* [Records from a data source]
==*==
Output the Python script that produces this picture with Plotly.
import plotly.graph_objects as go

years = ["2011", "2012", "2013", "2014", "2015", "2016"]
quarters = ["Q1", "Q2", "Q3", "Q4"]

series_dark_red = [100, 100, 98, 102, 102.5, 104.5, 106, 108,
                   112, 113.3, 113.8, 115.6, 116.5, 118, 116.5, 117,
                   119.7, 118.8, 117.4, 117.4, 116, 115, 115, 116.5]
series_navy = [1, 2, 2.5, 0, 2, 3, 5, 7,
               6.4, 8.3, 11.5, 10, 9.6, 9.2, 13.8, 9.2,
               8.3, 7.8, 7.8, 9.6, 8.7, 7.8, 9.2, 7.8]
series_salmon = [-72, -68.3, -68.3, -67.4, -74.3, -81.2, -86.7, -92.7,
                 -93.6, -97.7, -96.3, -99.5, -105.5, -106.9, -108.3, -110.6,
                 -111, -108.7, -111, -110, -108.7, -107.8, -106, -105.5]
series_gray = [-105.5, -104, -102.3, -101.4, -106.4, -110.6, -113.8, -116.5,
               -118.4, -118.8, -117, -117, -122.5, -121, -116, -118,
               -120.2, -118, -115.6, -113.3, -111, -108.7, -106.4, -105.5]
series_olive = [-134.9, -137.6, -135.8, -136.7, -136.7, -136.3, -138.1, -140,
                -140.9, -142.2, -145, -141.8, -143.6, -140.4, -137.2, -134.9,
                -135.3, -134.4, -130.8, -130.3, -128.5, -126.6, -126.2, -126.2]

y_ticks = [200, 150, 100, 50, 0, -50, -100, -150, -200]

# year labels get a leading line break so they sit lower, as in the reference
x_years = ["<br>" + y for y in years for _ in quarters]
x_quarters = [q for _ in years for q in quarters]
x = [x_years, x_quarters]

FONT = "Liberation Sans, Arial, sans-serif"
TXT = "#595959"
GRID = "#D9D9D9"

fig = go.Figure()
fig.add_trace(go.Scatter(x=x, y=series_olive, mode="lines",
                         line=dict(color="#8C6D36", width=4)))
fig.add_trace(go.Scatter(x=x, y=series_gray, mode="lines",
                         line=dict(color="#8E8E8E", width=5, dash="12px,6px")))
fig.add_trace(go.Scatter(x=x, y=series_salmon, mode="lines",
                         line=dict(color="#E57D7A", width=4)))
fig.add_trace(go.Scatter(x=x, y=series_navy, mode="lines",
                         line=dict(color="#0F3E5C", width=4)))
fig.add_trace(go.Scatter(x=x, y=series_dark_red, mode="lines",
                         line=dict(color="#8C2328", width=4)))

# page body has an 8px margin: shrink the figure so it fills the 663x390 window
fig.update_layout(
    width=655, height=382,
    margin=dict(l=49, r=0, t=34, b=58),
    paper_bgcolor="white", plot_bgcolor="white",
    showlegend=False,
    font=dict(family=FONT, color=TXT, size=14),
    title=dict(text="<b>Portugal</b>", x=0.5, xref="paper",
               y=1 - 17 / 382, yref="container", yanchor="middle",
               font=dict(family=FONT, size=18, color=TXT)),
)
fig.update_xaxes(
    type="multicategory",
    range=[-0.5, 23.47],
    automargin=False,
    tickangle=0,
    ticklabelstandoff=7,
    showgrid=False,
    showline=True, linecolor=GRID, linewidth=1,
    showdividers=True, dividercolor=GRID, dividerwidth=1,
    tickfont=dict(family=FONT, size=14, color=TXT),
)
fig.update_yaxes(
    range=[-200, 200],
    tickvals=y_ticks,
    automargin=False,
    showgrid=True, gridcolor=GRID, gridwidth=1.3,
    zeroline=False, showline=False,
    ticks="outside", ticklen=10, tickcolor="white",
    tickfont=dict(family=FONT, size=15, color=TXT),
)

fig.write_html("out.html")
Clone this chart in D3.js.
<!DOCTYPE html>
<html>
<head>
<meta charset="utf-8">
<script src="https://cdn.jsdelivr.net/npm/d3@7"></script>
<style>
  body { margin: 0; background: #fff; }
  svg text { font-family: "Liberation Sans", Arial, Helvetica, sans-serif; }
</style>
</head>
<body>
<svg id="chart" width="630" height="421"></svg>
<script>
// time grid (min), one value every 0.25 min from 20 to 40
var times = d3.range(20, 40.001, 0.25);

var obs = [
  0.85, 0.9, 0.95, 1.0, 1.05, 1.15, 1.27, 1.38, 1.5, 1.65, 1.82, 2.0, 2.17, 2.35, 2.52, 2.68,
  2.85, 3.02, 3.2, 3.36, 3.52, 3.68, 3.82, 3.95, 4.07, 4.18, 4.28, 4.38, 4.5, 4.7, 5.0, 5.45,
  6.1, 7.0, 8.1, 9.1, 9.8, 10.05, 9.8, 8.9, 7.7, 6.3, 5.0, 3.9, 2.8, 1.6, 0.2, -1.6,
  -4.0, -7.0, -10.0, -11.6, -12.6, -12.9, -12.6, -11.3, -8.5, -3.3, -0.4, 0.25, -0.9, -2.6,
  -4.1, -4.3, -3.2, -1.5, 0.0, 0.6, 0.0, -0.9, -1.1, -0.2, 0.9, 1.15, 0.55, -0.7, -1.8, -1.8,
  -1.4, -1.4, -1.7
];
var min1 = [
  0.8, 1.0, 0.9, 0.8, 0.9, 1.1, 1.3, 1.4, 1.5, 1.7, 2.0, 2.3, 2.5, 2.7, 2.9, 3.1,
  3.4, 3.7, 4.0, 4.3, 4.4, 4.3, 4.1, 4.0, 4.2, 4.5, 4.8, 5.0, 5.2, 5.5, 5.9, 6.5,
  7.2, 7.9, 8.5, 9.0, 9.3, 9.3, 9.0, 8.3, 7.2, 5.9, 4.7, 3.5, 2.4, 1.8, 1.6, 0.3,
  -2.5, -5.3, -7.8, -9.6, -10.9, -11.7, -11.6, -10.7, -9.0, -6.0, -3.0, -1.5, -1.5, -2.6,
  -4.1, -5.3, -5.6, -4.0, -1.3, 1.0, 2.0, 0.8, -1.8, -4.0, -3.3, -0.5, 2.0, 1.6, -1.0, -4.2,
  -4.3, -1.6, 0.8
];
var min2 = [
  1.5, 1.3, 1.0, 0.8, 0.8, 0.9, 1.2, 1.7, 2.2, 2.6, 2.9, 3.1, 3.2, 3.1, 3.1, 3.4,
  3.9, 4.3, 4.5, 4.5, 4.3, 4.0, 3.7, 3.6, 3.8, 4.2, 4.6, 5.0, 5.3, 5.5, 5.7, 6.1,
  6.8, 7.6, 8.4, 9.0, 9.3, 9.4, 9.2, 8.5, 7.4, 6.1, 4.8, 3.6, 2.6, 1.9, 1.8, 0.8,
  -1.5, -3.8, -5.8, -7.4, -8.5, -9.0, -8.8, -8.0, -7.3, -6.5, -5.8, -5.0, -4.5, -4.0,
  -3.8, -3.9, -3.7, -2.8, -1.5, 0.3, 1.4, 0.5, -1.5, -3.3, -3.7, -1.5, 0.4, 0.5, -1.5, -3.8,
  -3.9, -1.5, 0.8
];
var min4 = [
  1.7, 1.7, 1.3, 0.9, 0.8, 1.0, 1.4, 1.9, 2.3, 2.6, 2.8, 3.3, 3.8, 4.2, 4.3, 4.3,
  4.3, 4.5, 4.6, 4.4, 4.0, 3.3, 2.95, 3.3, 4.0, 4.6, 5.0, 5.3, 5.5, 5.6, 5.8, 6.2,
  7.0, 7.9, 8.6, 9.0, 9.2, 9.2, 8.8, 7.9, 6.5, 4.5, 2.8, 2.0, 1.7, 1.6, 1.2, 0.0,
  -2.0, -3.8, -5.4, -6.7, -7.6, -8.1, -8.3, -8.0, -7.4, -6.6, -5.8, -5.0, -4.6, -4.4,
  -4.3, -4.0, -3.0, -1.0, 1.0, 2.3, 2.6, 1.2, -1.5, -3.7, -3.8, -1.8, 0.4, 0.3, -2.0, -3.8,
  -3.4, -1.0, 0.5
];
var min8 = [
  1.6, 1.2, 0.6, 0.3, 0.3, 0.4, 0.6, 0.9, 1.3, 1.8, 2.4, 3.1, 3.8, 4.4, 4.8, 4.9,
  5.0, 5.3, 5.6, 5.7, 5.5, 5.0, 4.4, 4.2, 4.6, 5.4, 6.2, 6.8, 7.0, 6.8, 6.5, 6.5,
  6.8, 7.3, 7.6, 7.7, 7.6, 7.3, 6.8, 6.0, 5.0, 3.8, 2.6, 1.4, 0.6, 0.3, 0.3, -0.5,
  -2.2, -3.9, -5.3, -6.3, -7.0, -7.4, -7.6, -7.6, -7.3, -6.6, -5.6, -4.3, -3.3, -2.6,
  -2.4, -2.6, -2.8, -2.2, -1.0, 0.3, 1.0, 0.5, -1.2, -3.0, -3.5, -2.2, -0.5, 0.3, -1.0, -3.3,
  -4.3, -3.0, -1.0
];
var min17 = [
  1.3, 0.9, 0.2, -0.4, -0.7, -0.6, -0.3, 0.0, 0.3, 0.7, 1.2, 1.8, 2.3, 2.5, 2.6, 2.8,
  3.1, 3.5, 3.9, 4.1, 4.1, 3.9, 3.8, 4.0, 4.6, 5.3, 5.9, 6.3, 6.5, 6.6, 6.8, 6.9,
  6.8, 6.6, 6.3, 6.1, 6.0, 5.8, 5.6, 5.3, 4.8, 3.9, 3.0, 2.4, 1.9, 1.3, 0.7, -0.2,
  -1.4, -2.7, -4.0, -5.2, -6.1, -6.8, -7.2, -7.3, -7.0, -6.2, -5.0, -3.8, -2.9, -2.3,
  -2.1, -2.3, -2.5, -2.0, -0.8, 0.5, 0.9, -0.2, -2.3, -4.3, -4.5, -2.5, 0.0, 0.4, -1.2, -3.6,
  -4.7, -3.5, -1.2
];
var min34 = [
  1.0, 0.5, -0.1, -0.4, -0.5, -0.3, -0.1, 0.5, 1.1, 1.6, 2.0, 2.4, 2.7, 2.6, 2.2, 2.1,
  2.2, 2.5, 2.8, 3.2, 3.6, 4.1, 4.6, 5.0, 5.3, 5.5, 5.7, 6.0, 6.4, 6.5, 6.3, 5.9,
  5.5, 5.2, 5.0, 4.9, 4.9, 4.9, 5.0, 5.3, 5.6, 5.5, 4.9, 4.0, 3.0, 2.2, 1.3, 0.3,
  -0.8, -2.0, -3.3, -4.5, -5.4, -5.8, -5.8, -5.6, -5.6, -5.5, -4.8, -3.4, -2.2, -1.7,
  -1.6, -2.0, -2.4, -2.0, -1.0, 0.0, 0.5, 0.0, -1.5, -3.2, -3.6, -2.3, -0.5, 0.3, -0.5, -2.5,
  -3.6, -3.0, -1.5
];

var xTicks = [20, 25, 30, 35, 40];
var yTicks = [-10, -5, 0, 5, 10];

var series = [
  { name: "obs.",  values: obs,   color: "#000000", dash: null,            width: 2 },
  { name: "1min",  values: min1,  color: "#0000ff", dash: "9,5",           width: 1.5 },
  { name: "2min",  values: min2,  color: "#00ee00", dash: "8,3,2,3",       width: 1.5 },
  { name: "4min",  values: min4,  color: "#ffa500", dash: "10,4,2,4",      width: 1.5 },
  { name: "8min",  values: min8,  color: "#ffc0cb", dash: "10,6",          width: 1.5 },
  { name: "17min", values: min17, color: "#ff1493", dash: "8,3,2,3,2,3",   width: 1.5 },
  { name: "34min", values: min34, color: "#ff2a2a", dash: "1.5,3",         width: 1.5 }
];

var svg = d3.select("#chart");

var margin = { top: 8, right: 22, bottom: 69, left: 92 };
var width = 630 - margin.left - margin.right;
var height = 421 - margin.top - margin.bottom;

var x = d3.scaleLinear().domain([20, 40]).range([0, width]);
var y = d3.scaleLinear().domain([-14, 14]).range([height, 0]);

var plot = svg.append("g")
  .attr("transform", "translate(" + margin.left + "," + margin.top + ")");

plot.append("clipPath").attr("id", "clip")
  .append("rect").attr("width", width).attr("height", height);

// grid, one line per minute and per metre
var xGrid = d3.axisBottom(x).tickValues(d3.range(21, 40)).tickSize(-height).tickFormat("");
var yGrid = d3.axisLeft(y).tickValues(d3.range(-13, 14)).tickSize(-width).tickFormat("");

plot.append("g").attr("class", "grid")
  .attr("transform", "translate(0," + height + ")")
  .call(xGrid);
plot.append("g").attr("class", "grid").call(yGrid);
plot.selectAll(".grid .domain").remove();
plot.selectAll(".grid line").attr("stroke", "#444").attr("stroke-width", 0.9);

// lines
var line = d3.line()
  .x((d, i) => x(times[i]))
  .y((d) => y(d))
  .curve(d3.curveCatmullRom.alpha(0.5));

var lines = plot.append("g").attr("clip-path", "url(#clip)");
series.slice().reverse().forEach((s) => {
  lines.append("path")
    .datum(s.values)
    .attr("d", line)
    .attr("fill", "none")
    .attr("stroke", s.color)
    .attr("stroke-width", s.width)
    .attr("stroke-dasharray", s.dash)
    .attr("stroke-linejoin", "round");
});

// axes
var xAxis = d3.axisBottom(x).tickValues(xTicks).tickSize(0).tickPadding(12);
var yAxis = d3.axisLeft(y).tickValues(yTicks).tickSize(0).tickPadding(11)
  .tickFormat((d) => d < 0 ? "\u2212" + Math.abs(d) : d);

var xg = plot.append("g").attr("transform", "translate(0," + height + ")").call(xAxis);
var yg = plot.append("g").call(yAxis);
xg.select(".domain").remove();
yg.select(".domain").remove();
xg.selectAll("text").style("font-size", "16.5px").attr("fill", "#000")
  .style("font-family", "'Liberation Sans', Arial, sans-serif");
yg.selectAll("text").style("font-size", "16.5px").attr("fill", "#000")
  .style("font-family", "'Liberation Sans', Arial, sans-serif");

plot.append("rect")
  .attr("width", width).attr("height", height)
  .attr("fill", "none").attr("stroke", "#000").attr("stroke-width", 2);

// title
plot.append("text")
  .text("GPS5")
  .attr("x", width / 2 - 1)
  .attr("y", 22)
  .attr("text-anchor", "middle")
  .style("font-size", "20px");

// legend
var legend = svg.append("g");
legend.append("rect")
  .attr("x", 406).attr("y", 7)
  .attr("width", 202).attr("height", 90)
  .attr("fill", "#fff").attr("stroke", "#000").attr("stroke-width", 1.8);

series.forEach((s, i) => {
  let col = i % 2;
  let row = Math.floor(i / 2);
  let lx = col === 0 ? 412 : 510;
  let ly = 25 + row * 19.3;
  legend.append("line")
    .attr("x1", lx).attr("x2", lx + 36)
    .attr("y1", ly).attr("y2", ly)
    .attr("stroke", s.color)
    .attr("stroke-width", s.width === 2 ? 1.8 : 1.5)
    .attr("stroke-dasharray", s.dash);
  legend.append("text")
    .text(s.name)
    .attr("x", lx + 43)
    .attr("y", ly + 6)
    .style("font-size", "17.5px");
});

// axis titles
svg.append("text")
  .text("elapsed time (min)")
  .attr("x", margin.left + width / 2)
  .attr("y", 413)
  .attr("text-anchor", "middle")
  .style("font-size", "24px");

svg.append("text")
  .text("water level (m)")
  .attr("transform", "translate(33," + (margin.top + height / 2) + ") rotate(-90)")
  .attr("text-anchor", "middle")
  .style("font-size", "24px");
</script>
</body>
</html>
==*==
Above are the records; from them, give again exactly the lines from the one containing "Clone this chart in D3.js." through the one containing "var times = d3.range(20, 40.001, 0.25);", both included.

* [Correct response]
Clone this chart in D3.js.
<!DOCTYPE html>
<html>
<head>
<meta charset="utf-8">
<script src="https://cdn.jsdelivr.net/npm/d3@7"></script>
<style>
  body { margin: 0; background: #fff; }
  svg text { font-family: "Liberation Sans", Arial, Helvetica, sans-serif; }
</style>
</head>
<body>
<svg id="chart" width="630" height="421"></svg>
<script>
// time grid (min), one value every 0.25 min from 20 to 40
var times = d3.range(20, 40.001, 0.25);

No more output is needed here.